Öncelikle kesişimselliğin birkaç tanımına değinmek gerekiyor. Toplumsal cinsiyet ve feminizm alanında kesişimsellik tartışmalarının başlangıcı, birçok yazara göre 1980’li yılların sonlarına ve Kimberle Crenshaw’ın yazılarına tarihlendiriliyor. Buradaki temel argümanın ‘beyaz ve orta sınıf feministlerin feminizmin gündemini belirlediği, böylece siyah kadınları feminist hareketten dışladığı’ olduğunu söylemek mümkün. Buradaki tartışma, sadece cinsiyete odaklanmanın ırk ve etnisite körlüğüne yol açması şeklinde genelleştirilebilir. Bu nedenle kesişimselliğe göre herkesi ve her “anlamsal kategoriyi” kapsayan bir mücadele pratiği gerekiyor. 

Buradan hareketle kesişimsellik savunucularının şu argümanlara sahip olduğunu söylemek yanlış olmaz: Birincisi sınıf, cinsiyet ve ırk kesişen “kategorilerdir.” İkincisi hem sınıfa hem cinsiyete hem de ırka odaklanmayan, bir başka deyişle bu “kategorilerden” birini veya birkaçını dışlayan araştırmalar eleştirilmelidir. Kesişimselliğe göre “toplumsal hayattaki karmaşıklıklar” ancak bu şekilde aşılabilir. Üçüncüsü; ezilenler, dezavantajlı gruplar, yoksullar gibi toplumun “alt kesimleri”nin mücadelesi ancak bu üç kategori bir arada ele alındığında anlam kazanacak ve başarıya ulaşacaktır. Şimdi, kesişimselliğin bu temel argümanlarının günümüz kapitalizminde ne anlam ifade ettiğine odaklanalım.

Öncelikle kesişimsellik, sınıfı bir toplumsal kategori olarak ele alıyor. Bu perspektif, sınıfı üretim ilişkileriyle açıklamayan bir şekilde ele alıyor. Böylece aslında kesişimsellik her “kategoriye” eşit önem veriyor gibi görünse de sınıfın içini boşaltan, anlamını üretim ilişkilerinden kopararak kültürel alana indirgeyen bir noktada duruyor. Bu durum şöyle örneklere yol açabiliyor. Beyaz işçi sınıfından bir kadının, siyah burjuva kadından etnisite anlamında daha avantajlı olduğu gibi. Böylece burada sınıfsal eşitsizliklerin gizlenmesi eğilimini görmek mümkündür.

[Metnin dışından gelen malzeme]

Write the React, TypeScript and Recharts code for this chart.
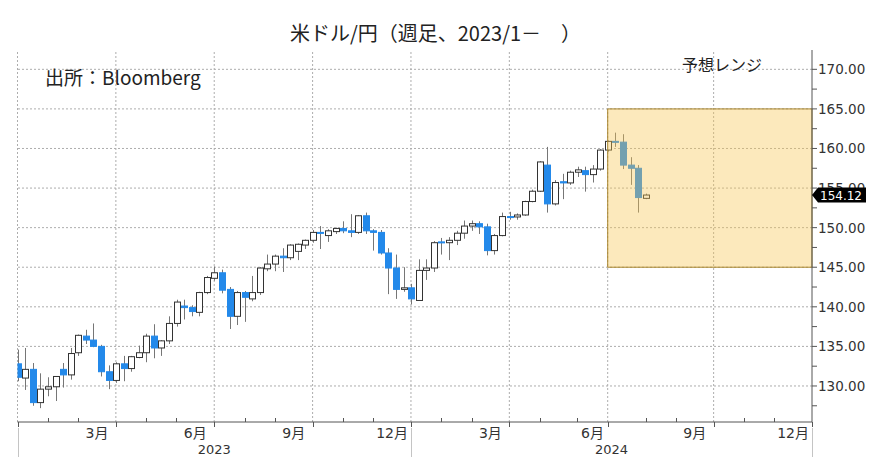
import React from 'react'
import { ComposedChart, Bar, XAxis, YAxis, ReferenceLine, ReferenceArea } from 'recharts'

// weekly candles, week starting Monday
const WEEK_STARTS = [
  '2022-12-26', '2023-01-02', '2023-01-09', '2023-01-16', '2023-01-23', '2023-01-30', '2023-02-06', '2023-02-13', '2023-02-20', '2023-02-27',
  '2023-03-06', '2023-03-13', '2023-03-20', '2023-03-27', '2023-04-03', '2023-04-10', '2023-04-17', '2023-04-24', '2023-05-01', '2023-05-08',
  '2023-05-15', '2023-05-22', '2023-05-29', '2023-06-05', '2023-06-12', '2023-06-19', '2023-06-26', '2023-07-03', '2023-07-10', '2023-07-17',
  '2023-07-24', '2023-07-31', '2023-08-07', '2023-08-14', '2023-08-21', '2023-08-28', '2023-09-04', '2023-09-11', '2023-09-18', '2023-09-25',
  '2023-10-02', '2023-10-09', '2023-10-16', '2023-10-23', '2023-10-30', '2023-11-06', '2023-11-13', '2023-11-20', '2023-11-27', '2023-12-04',
  '2023-12-11', '2023-12-18', '2023-12-25', '2024-01-01', '2024-01-08', '2024-01-15', '2024-01-22', '2024-01-29', '2024-02-05', '2024-02-12',
  '2024-02-19', '2024-02-26', '2024-03-04', '2024-03-11', '2024-03-18', '2024-03-25', '2024-04-01', '2024-04-08', '2024-04-15', '2024-04-22',
  '2024-04-29', '2024-05-06', '2024-05-13', '2024-05-20', '2024-05-27', '2024-06-03', '2024-06-10', '2024-06-17', '2024-06-24', '2024-07-01',
  '2024-07-08', '2024-07-15', '2024-07-22', '2024-07-29',
]

const OPENS = [
  132.8, 131.0, 132.1, 127.9, 129.6, 129.9, 132.1, 131.4, 134.2, 136.3,
  135.8, 135.0, 131.8, 130.7, 132.8, 132.2, 133.6, 134.2, 136.3, 134.8,
  135.7, 137.9, 140.1, 139.9, 139.3, 141.8, 143.6, 144.3, 142.2, 138.8,
  141.8, 141.0, 141.8, 144.8, 145.4, 146.4, 146.2, 147.0, 147.8, 148.4,
  149.4, 149.0, 149.5, 149.9, 149.6, 149.4, 151.5, 149.6, 149.4, 146.8,
  144.9, 142.2, 142.4, 140.8, 144.6, 144.9, 148.2, 148.1, 148.4, 149.3,
  150.2, 150.5, 150.1, 147.1, 149.0, 151.4, 151.35, 151.6, 153.3, 154.6,
  157.9, 153.0, 155.8, 155.65, 157.0, 157.2, 156.7, 157.4, 159.8, 160.9,
  160.8, 157.9, 157.5, 153.7,
]

const HIGHS = [
  134.6, 134.8, 132.9, 131.6, 131.1, 131.2, 132.9, 134.8, 136.5, 137.1,
  137.9, 135.2, 132.6, 133.0, 133.8, 133.8, 135.1, 136.6, 137.8, 135.8,
  138.8, 140.9, 140.9, 140.2, 141.9, 143.9, 145.1, 144.7, 142.5, 142.0,
  142.0, 143.9, 145.0, 146.6, 146.6, 147.4, 147.9, 148.0, 148.5, 149.7,
  150.2, 149.8, 150.0, 150.8, 151.7, 151.6, 151.9, 149.8, 149.7, 147.4,
  146.6, 145.0, 142.9, 146.0, 146.0, 148.3, 148.7, 148.8, 149.6, 150.9,
  150.9, 150.8, 150.5, 149.2, 151.9, 152.0, 151.8, 153.4, 154.8, 158.4,
  160.2, 156.0, 156.8, 157.2, 157.7, 157.7, 157.9, 159.9, 161.0, 162.0,
  161.8, 158.9, 157.9, 154.3,
]

const LOWS = [
  130.6, 129.5, 127.5, 127.2, 128.7, 128.1, 129.8, 130.8, 133.8, 135.3,
  134.9, 131.2, 129.6, 130.4, 130.6, 131.8, 133.5, 133.0, 133.5, 133.8,
  135.3, 137.5, 138.4, 138.8, 138.8, 141.6, 143.3, 141.7, 137.2, 137.7,
  138.1, 140.7, 141.5, 144.5, 144.5, 144.4, 145.9, 145.9, 147.3, 148.1,
  147.3, 148.2, 149.2, 149.3, 148.8, 149.2, 149.2, 147.1, 146.6, 141.6,
  141.0, 141.9, 140.3, 140.8, 143.4, 144.4, 146.6, 145.9, 147.8, 148.6,
  149.6, 149.2, 146.5, 146.6, 148.9, 151.0, 151.0, 151.5, 153.2, 154.5,
  151.9, 152.8, 153.6, 155.4, 156.4, 154.55, 155.7, 157.2, 159.6, 160.2,
  157.4, 155.4, 151.9, 153.6,
]

const CLOSES = [
  131.1, 132.1, 127.9, 129.6, 129.9, 131.2, 131.4, 134.1, 136.4, 135.8,
  135.0, 131.8, 130.7, 132.8, 132.2, 133.7, 134.2, 136.3, 134.8, 135.7,
  137.9, 140.6, 139.9, 139.4, 141.8, 143.7, 144.3, 142.1, 138.8, 141.8,
  141.2, 141.8, 144.9, 145.4, 146.4, 146.2, 147.8, 147.9, 148.4, 149.4,
  149.3, 149.6, 149.9, 149.6, 149.4, 151.5, 149.6, 149.4, 146.8, 144.9,
  142.2, 142.4, 141.0, 144.6, 144.9, 148.1, 148.1, 148.4, 149.3, 150.2,
  150.5, 150.1, 147.1, 149.0, 151.4, 151.35, 151.6, 153.3, 154.6, 158.3,
  153.0, 155.7, 155.65, 157.0, 157.3, 156.7, 157.4, 159.8, 160.9, 160.8,
  157.9, 157.5, 153.8, 154.12,
]

const LAST_PRICE = 154.12

// y axis
const Y_MAJOR = [130, 135, 140, 145, 150, 155, 160, 165, 170]
const Y_MINOR = [127.5, 132.5, 137.5, 142.5, 147.5, 152.5, 157.5, 162.5, 167.5]

// x axis, in week index units
const MONTH_ENDS = [0, 4, 8, 13, 17, 21, 26, 30, 34, 39, 43, 47, 52, 56, 60, 65, 69, 74, 78, 83, 87, 92, 96, 100, 105]
const QUARTER_ENDS = [0, 13, 26, 39, 52, 65, 78, 92, 105]
const YEAR_ENDS = [0, 52, 105]
const MONTH_LABEL_POS = [10.5, 23.5, 36.5, 49.5, 62.5, 76, 89.5, 102.5]
const MONTH_LABEL_TEXT = ['3月', '6月', '9月', '12月', '3月', '6月', '9月', '12月']
const YEAR_LABEL_POS = [26, 78.5]
const YEAR_LABEL_TEXT = ['2023', '2024']

// forecast range box
const RANGE_FROM = 78
const RANGE_TO = 105
const RANGE_LOW = 145
const RANGE_HIGH = 165

const BLUE = '#2389ea'
const AXIS = '#555'
const GRID = '#adadad'
const FONT = "'DejaVu Sans', 'Noto Sans CJK JP', sans-serif"

const data = WEEK_STARTS.map((week, i) => ({
  i,
  week,
  open: OPENS[i],
  high: HIGHS[i],
  low: LOWS[i],
  close: CLOSES[i],
  range: [LOWS[i], HIGHS[i]],
}))

const X_TICKS = Array.from(new Set([...MONTH_ENDS, ...MONTH_LABEL_POS, ...YEAR_LABEL_POS])).sort((a, b) => a - b)

function Candle(props: any) {
  const { x, y, width, height, payload } = props
  if (x == null || y == null || !payload) return null
  const { open, close, high, low } = payload
  const top = Math.min(y, y + height)
  const h = Math.abs(height)
  const ppu = h / (high - low)
  const cx = Math.round(x + width / 2) + 0.5
  const up = close >= open
  const bodyTop = top + (high - Math.max(open, close)) * ppu
  const bodyH = Math.max(1, Math.abs(open - close) * ppu)
  return (
    <g>
      <line x1={cx} x2={cx} y1={top} y2={top + h} stroke="#767676" strokeWidth={1} />
      <rect
        x={cx - 3}
        y={bodyTop}
        width={6}
        height={bodyH}
        fill={up ? '#fff' : BLUE}
        stroke={up ? '#333' : BLUE}
        strokeWidth={1}
      />
    </g>
  )
}

function XTick(props: any) {
  const { x, y, payload } = props
  const v = payload.value
  const px = Math.round(x) + 0.5
  const mi = MONTH_LABEL_POS.indexOf(v)
  const yi = YEAR_LABEL_POS.indexOf(v)
  return (
    <g>
      {QUARTER_ENDS.includes(v) && <line x1={px} x2={px} y1={y} y2={y + 5} stroke={AXIS} />}
      {!QUARTER_ENDS.includes(v) && MONTH_ENDS.includes(v) && (
        <line x1={px} x2={px} y1={y - 4} y2={y} stroke={AXIS} />
      )}
      {YEAR_ENDS.includes(v) && <line x1={px} x2={px} y1={y + 6} y2={y + 35} stroke="#c4c4c4" />}
      {mi >= 0 && (
        <text x={x} y={y + 15.5} textAnchor="middle" fontSize={14} fontFamily={FONT} fill="#333">
          {MONTH_LABEL_TEXT[mi]}
        </text>
      )}
      {yi >= 0 && (
        <text x={x} y={y + 31.5} textAnchor="middle" fontSize={13} fontFamily={FONT} fill="#333">
          {YEAR_LABEL_TEXT[yi]}
        </text>
      )}
    </g>
  )
}

function YTick(props: any) {
  const { x, y, payload } = props
  const v = payload.value
  if (v === LAST_PRICE) {
    const tip = x - 6
    return (
      <g>
        <polygon
          points={`${tip},${y} ${tip + 6},${y - 7.5} ${tip + 54},${y - 7.5} ${tip + 54},${y + 7.5} ${tip + 6},${y + 7.5}`}
          fill="#000"
        />
        <text x={x + 2} y={y + 4.5} fontSize={12} fontFamily={FONT} fill="#fff">
          {LAST_PRICE.toFixed(2)}
        </text>
      </g>
    )
  }
  if (Y_MAJOR.includes(v)) {
    return (
      <text x={x} y={y + 5} fontSize={13.5} fontFamily={FONT} fill="#333">
        {v.toFixed(2)}
      </text>
    )
  }
  return <g />
}

export default function App() {
  return (
    <div style={{ position: 'absolute', left: 0, top: 0, width: 871, height: 463, background: '#fff' }}>
      <ComposedChart
        width={871}
        height={463}
        data={data}
        margin={{ top: 50, right: 0, bottom: 0, left: 17.5 }}
      >
        <XAxis
          dataKey="i"
          type="number"
          domain={[0, 105]}
          allowDataOverflow
          ticks={X_TICKS}
          interval={0}
          tickLine={false}
          tickSize={0}
          tickMargin={0}
          axisLine={{ stroke: AXIS }}
          tick={XTick}
          height={41}
        />
        <YAxis
          orientation="right"
          type="number"
          domain={[125.45, 172.44]}
          allowDataOverflow
          ticks={[...Y_MINOR, ...Y_MAJOR, LAST_PRICE]}
          interval={0}
          tickSize={5}
          tickMargin={1}
          tickLine={{ stroke: AXIS }}
          axisLine={{ stroke: AXIS }}
          tick={YTick}
          width={59}
        />
        {Y_MAJOR.map((v) => (
          <ReferenceLine key={`h${v}`} y={v} stroke={GRID} strokeDasharray="2 2" zIndex={-100} />
        ))}
        {QUARTER_ENDS.slice(0, -1).map((v) => (
          <ReferenceLine key={`v${v}`} x={v} stroke={GRID} strokeDasharray="2 2" zIndex={-100} />
        ))}
        <Bar dataKey="range" barSize={6} shape={Candle} isAnimationActive={false} />
        <ReferenceArea
          x1={RANGE_FROM}
          x2={RANGE_TO}
          y1={RANGE_LOW}
          y2={RANGE_HIGH}
          fill="#f7c550"
          fillOpacity={0.38}
          stroke="#a8852f"
          strokeOpacity={1}
          zIndex={350}
        />
      </ComposedChart>
      <div
        style={{
          position: 'absolute', left: 0, top: 21, width: 871, textAlign: 'center',
          fontFamily: "'Noto Sans CJK JP', sans-serif", fontSize: 20, lineHeight: '24px', color: '#222',
        }}
      >
        米ドル/円（週足、2023/1－　）
      </div>
      <div
        style={{
          position: 'absolute', left: 45, top: 65, fontFamily: "'Noto Sans CJK JP', sans-serif",
          fontSize: 19, lineHeight: '24px', color: '#222', whiteSpace: 'nowrap',
        }}
      >
        出所：Bloomberg
      </div>
      <div
        style={{
          position: 'absolute', left: 682, top: 53, fontFamily: "'Noto Sans CJK JP', sans-serif",
          fontSize: 16, lineHeight: '22px', color: '#222', whiteSpace: 'nowrap',
        }}
      >
        予想レンジ
      </div>
    </div>
  )
}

Ayrıca kesişimsellik toplumsal dezavantajları da “farklılık” veya “çeşitlilik” olarak görme tehlikesine düşüyor. Öyle ki toplumsal hayattaki “karmaşıklıklar” olarak görülen çeşitli eşitsizlikler birlikte ele alındığında, çözülebileceğine dair yapılan vurgu toplumsal hayattaki mücadelelerin içini boşaltma riski taşıyor. Toplumsal eşitsizlikler eşitsizlik olarak değil, “farklılıklar”, “bölünmeler”, “çeşitlilikler” gibi görülüyor ve bunların birbirleriyle bir ilişki içinde olduğu öne sürülerek kesişimsel bir alanda bir araya getirilebilecekleri savunuluyor. Böylece aslında eşitsizliklerin üstünü örtme, gizleme riski ortaya çıkıyor. 

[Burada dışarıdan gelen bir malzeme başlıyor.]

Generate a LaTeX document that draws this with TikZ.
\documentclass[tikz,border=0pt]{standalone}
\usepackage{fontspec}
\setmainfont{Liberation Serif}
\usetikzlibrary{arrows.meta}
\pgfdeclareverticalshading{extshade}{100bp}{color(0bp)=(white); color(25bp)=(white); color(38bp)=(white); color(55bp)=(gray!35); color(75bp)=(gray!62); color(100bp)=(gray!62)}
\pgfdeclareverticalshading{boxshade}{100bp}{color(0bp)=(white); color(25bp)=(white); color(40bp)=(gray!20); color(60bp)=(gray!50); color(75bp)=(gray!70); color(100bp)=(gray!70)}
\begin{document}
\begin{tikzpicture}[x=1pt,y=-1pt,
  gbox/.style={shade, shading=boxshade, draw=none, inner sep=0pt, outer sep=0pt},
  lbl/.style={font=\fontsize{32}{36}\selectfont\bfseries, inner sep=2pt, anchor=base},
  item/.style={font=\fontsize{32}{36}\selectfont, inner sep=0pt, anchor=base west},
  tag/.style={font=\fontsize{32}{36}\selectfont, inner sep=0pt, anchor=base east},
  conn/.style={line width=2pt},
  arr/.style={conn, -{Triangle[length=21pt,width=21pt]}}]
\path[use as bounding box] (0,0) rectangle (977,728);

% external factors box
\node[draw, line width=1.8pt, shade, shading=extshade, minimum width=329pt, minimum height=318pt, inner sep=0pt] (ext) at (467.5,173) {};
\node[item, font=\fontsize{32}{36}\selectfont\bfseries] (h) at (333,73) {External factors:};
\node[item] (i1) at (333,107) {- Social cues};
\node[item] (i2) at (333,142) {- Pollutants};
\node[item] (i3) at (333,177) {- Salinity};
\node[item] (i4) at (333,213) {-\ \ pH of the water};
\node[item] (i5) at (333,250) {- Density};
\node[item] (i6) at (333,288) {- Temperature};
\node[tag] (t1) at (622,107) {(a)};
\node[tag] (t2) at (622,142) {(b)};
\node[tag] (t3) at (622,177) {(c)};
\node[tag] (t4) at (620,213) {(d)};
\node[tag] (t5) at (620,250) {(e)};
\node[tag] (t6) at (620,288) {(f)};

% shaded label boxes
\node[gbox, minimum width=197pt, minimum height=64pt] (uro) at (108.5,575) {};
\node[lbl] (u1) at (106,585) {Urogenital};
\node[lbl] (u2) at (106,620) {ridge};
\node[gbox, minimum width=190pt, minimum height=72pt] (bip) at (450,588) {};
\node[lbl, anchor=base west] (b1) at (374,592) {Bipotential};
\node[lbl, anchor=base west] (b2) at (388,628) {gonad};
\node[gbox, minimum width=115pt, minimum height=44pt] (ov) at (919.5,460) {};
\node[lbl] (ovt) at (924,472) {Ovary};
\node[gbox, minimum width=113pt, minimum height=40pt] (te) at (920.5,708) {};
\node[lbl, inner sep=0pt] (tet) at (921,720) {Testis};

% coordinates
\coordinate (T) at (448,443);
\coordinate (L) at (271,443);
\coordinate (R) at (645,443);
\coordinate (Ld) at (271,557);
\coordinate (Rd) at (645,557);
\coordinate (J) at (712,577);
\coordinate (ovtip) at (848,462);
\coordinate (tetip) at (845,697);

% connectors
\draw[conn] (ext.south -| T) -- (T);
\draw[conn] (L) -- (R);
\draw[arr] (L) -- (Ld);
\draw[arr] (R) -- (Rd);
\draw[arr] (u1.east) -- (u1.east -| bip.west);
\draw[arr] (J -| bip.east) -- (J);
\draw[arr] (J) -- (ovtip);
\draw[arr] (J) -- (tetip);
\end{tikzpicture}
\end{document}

Üçüncü argümanla ilgili ise şunu vurgulamak önemlidir: Kesişimsellik, kitleleri giderek depolitize etmenin bir aracına dönüşüyor. Sınıf mücadelesini, kadın ve LGBTİ mücadelesini, çocuk hakları mücadelesini, antifaşist mücadeleleri vb. aynı potada eritme ve bu mücadeleleri birleştirme savunusu esasen kitleleri kimlik mücadelelerine indirgiyor. Bu ise özellikle somut olarak sınıf mücadelesini parçalama, sınıfı bir kategoriye indirgeme ve “farklı sınıfsallıklar” olduğunu vurgulama, bireylerin sınıfsal konumlarından ziyade farklı kimliklerine odaklanmayı ifade ediyor. Bu nedenle kesişimsellik sınıf mücadelesini değersizleştiren ve kimi zamanlar ‘gereksizleştiren’ bir noktada duruyor demek yanlış olmaz.

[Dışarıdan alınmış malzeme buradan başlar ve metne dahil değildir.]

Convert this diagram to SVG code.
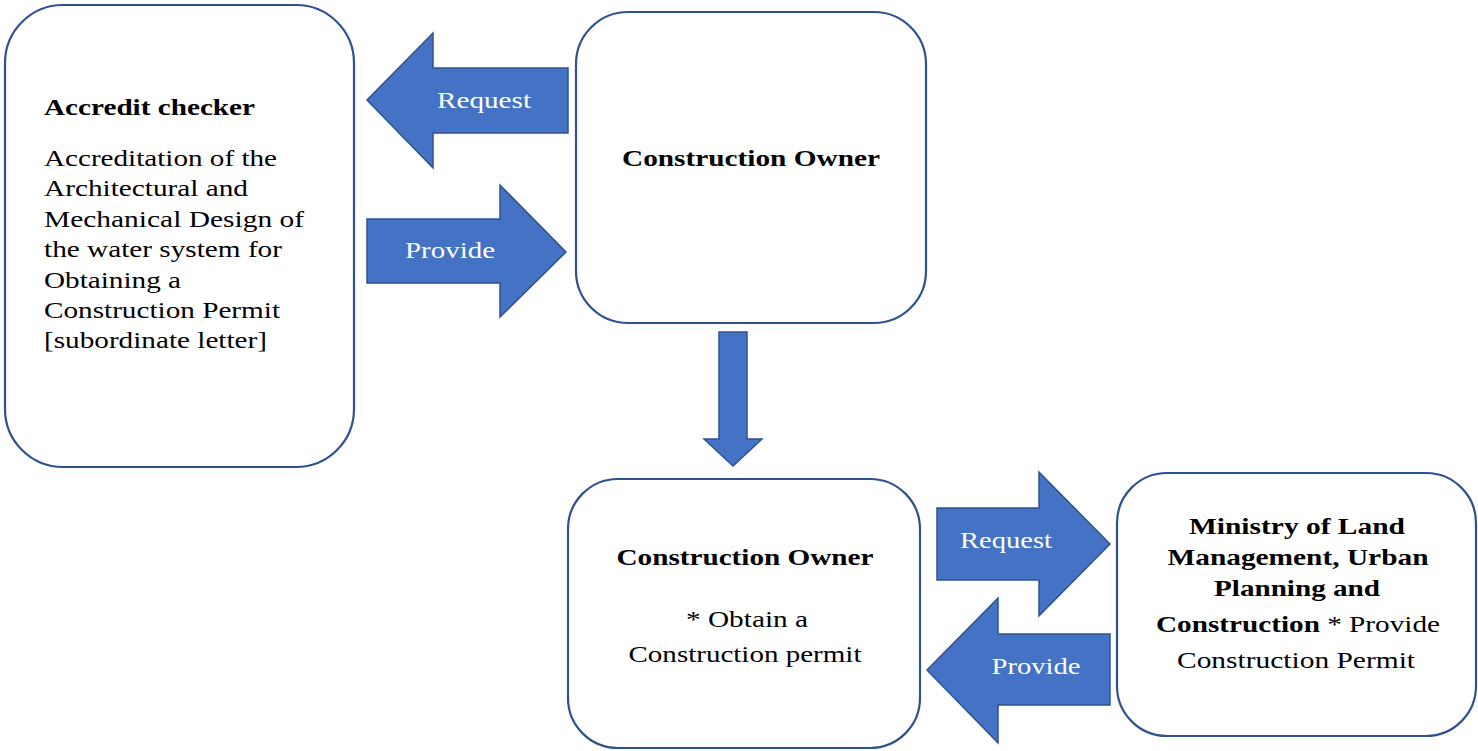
<svg xmlns="http://www.w3.org/2000/svg" width="1478" height="751" viewBox="0 0 1478 751" font-family="Liberation Serif, Tinos, DejaVu Serif, serif">
  <style>
    .box { fill: #ffffff; stroke: #2f528f; stroke-width: 2.2; }
    .arrow { fill: #4472c4; stroke: #2f528f; stroke-width: 1.5; }
    text { font-size: 24px; fill: #000000; }
    .b { font-weight: bold; }
    .w { fill: #ffffff; }
    .c { text-anchor: middle; }
  </style>
  <rect width="1478" height="751" fill="#ffffff"/>

  <!-- block arrows between the parties -->
  <g id="connectors">
    <polygon class="arrow" points="367,100 433,33 433,68 568,68 568,133 433,133 433,168"/>
    <text class="w c" x="484" y="108" textLength="94" lengthAdjust="spacingAndGlyphs">Request</text>

    <polygon class="arrow" points="566,252 500,185 500,219 367,219 367,283 500,283 500,317"/>
    <text class="w c" x="450" y="258" textLength="90" lengthAdjust="spacingAndGlyphs">Provide</text>

    <polygon class="arrow" points="733,466 704,439 719,439 719,332 747,332 747,439 762,439"/>

    <polygon class="arrow" points="1110,544 1039,472 1039,508 937,508 937,580 1039,580 1039,616"/>
    <text class="w c" x="1006" y="548" textLength="92" lengthAdjust="spacingAndGlyphs">Request</text>

    <polygon class="arrow" points="927,670 998,598 998,634 1110,634 1110,705 998,705 998,743"/>
    <text class="w c" x="1036" y="674" textLength="89" lengthAdjust="spacingAndGlyphs">Provide</text>
  </g>

  <g id="accredit-checker" font-family="Liberation Serif, serif">
    <rect class="box" x="5" y="5" width="349" height="462" rx="58" ry="58"/>
    <text class="b" x="44" y="115" textLength="211" lengthAdjust="spacingAndGlyphs">Accredit checker</text>
    <text x="44" y="166" textLength="233" lengthAdjust="spacingAndGlyphs">Accreditation of the</text>
    <text x="44" y="196" textLength="204" lengthAdjust="spacingAndGlyphs">Architectural and</text>
    <text x="44" y="227" textLength="260" lengthAdjust="spacingAndGlyphs">Mechanical Design of</text>
    <text x="44" y="257" textLength="238" lengthAdjust="spacingAndGlyphs">the water system for</text>
    <text x="44" y="288" textLength="137" lengthAdjust="spacingAndGlyphs">Obtaining a</text>
    <text x="44" y="318" textLength="236" lengthAdjust="spacingAndGlyphs">Construction Permit</text>
    <text x="44" y="348" textLength="223" lengthAdjust="spacingAndGlyphs">[subordinate letter]</text>
  </g>

  <g id="construction-owner-top" font-family="Liberation Serif, serif">
    <rect class="box" x="576" y="12" width="350" height="311" rx="52" ry="52"/>
    <text class="b c" x="751" y="166" textLength="258" lengthAdjust="spacingAndGlyphs">Construction Owner</text>
  </g>

  <g id="construction-owner-bottom" font-family="Liberation Serif, serif">
    <rect class="box" x="568" y="479" width="352" height="269" rx="50" ry="50"/>
    <text class="b c" x="745" y="565" textLength="257" lengthAdjust="spacingAndGlyphs">Construction Owner</text>
    <text class="c" x="747" y="627" textLength="122" lengthAdjust="spacingAndGlyphs">* Obtain a</text>
    <text class="c" x="745" y="662" textLength="233" lengthAdjust="spacingAndGlyphs">Construction permit</text>
  </g>

  <g id="ministry" font-family="Liberation Serif, serif">
    <rect class="box" x="1117" y="473" width="359" height="263" rx="50" ry="50"/>
    <text class="b c" x="1297" y="534" textLength="216" lengthAdjust="spacingAndGlyphs">Ministry of Land</text>
    <text class="b c" x="1298" y="565" textLength="261" lengthAdjust="spacingAndGlyphs">Management, Urban</text>
    <text class="b c" x="1297" y="596" textLength="166" lengthAdjust="spacingAndGlyphs">Planning and</text>
    <text class="c" x="1298" y="632" textLength="284" lengthAdjust="spacingAndGlyphs"><tspan class="b">Construction</tspan> * Provide</text>
    <text class="c" x="1296" y="668" textLength="238" lengthAdjust="spacingAndGlyphs">Construction Permit</text>
  </g>
</svg>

Kesişimselliğin ortaya çıkışında eleştirel olarak var olsa da “kesişimsel” olmayan analizleri dışlaması dahi kendisiyle paradoksal bir ilişki içinde olduğunu gösteriyor. Kesişimsellik, tartışılmaya başlandığı ilk dönemde mevcut düzene eleştiri getiren bir yaklaşım olarak tartışılsa da gelinen noktada neoliberalizm tarafından kuşatılıyor ve araçsallaştırılıyor.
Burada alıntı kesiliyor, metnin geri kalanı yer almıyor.